「名作中の名作」レオン 完全版 臥龍さんの映画レビュー(感想・評価)
名作中の名作
大好きな映画でDVDも所有していますが、やはり一度は映画館で観てみたい。幸いにして今回、期間限定のリバイバル上映があることを知り、その希望が叶うこととなりました。
この映画の魅力はなんといっても登場人物にあります。
主役は寡黙で不器用、子供のように純粋な心を持ちながら、プロの殺し屋として冷静、冷徹、冷酷に仕事をこなすレオン。警戒心が強く、就寝時は常に銃を手元に置き、椅子に座り、片目を開けたまま眠る徹底ぶり。鉢植えの植物が唯一の友人であり、安息の居場所がない根無草のレオン自身を暗喩しています。
ヒロインは12歳の少女でありながら、どこか大人びた色気のあるマチルダ。しかし、家庭環境は最悪で日常的に家庭内暴力を受け、優しさや愛に触れたことがなく、学校にも通っていません。家族を皆殺しにされた後の彼女は文字通り身寄りのない根無草となります。
そして、悪役のスタンスフィールド。麻薬捜査官でありながら麻薬中毒者であり、麻薬の密売人でもあります。覚醒剤のカプセルを噛み砕くとその表情は豹変し、研ぎ澄まされた凄まじい嗅覚で標的を見つけては、なんの躊躇もなく銃をぶっ放す。周囲を震撼させるその様子はまるで『無敵の人』。完全にぶっ飛んだ人物設定なのですが、それを完璧に演じきるゲイリー・オールドマンの演技にはただただ圧倒されます。
映画はこの3人の絡みを中心に描かれていきます。当初はまったく接点のなかった3人ですが、マチルダの父親がスタンスフィールドの麻薬をくすねたことで、マチルダ以外の一家全員が皆殺しに遭い、たまたま外出中でその難を逃れたマチルダがレオンの部屋に逃げ込んだことから3人の関係が作られていきます。

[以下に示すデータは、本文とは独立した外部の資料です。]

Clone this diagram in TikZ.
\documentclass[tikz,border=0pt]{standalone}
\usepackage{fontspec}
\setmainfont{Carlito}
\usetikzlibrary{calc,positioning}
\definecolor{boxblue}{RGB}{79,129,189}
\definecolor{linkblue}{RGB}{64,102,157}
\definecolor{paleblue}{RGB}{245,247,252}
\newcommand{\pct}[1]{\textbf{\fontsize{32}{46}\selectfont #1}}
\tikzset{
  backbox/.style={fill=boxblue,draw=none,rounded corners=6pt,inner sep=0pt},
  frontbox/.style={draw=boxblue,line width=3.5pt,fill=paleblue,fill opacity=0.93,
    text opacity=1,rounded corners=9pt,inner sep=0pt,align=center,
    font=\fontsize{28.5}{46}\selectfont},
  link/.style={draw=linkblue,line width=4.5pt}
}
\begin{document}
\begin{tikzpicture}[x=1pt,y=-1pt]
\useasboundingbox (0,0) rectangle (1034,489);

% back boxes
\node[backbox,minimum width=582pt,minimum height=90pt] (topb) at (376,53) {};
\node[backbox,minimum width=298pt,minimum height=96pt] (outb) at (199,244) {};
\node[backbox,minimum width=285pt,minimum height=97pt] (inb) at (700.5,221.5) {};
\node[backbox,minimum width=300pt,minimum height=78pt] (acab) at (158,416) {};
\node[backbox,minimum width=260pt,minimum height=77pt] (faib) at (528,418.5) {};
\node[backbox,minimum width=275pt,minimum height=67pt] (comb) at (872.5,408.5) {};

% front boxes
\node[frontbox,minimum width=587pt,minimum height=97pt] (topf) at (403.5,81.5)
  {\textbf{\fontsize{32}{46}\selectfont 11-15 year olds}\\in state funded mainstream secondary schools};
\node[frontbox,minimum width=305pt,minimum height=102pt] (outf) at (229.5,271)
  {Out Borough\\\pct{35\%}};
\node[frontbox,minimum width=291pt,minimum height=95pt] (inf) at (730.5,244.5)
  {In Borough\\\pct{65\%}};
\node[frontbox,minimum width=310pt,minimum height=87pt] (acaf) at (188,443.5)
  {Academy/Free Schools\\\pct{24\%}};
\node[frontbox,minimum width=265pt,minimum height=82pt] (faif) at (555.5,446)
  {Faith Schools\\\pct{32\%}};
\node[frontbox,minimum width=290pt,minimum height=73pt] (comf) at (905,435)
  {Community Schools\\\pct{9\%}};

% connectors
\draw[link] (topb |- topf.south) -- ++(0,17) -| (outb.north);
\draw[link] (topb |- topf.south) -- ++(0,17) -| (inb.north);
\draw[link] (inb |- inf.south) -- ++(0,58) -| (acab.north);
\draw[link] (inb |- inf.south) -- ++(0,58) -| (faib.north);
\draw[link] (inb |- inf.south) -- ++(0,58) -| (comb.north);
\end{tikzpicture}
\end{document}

スタンスフィールドへの復讐を目論む12歳のマチルダは、プロの殺し屋であるレオンから殺しのテクニックを学んでいきます。当初は教えるのを拒んでいたレオンですが、マチルダの覚悟に触れて惜しみなくそのノウハウを伝授していきます。
一方でふたりの間には愛情も芽生えます。孤独で愛を知らない根無草のレオンとマチルダ。年の差はあれど、そのふたりがひとつ屋根の下で生活を共にするなか、徐々に心を通わせ、互いを心の拠り所とし、生まれて初めて信頼しあえる大切な存在として認識するようになります。根無草のふたりにようやくできた安息の居場所。
ただし、これは恋愛感情というより、疑似保護者と被保護者のような疑似家族に近い関係性、家族愛に近い関係性でもあり、単純な恋愛感情とは少し違うのかなと自分は思っています。

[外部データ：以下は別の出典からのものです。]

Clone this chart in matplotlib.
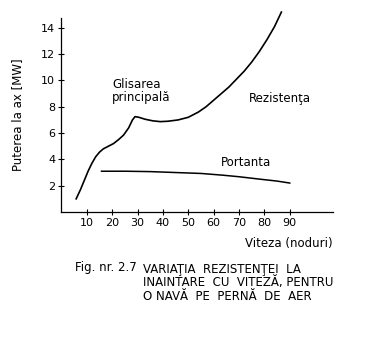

完全版にはレオンとマチルダが心を通わせる過程が踏み込んで描かれ、特にマチルダがレオンに恋愛感情を抱き、レオンがそれに戸惑うシーンも描かれてはいますが、これは本当の意味での恋愛感情というより、少女が必死に背伸びをして大人に近づこうとする過程で芽生えた感情、あやふやな関係性をなにか確かなものにしたいという心情の表れなのかな、と自分は解釈しています。

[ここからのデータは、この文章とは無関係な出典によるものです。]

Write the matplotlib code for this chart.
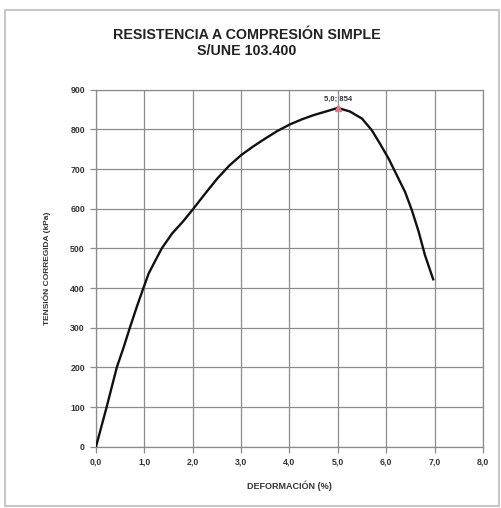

物語は残念ながらハッピーエンドとはなりませんでしたが、それでもレオンは無機質な人生から短い間ではありましたが、人を愛する人間らしい人生を送り、マチルダも無事に復讐を遂げ、愛や優しさ触れて、その後は強く生きられたのではないか。そんな希望の見える終わり方だったと思います。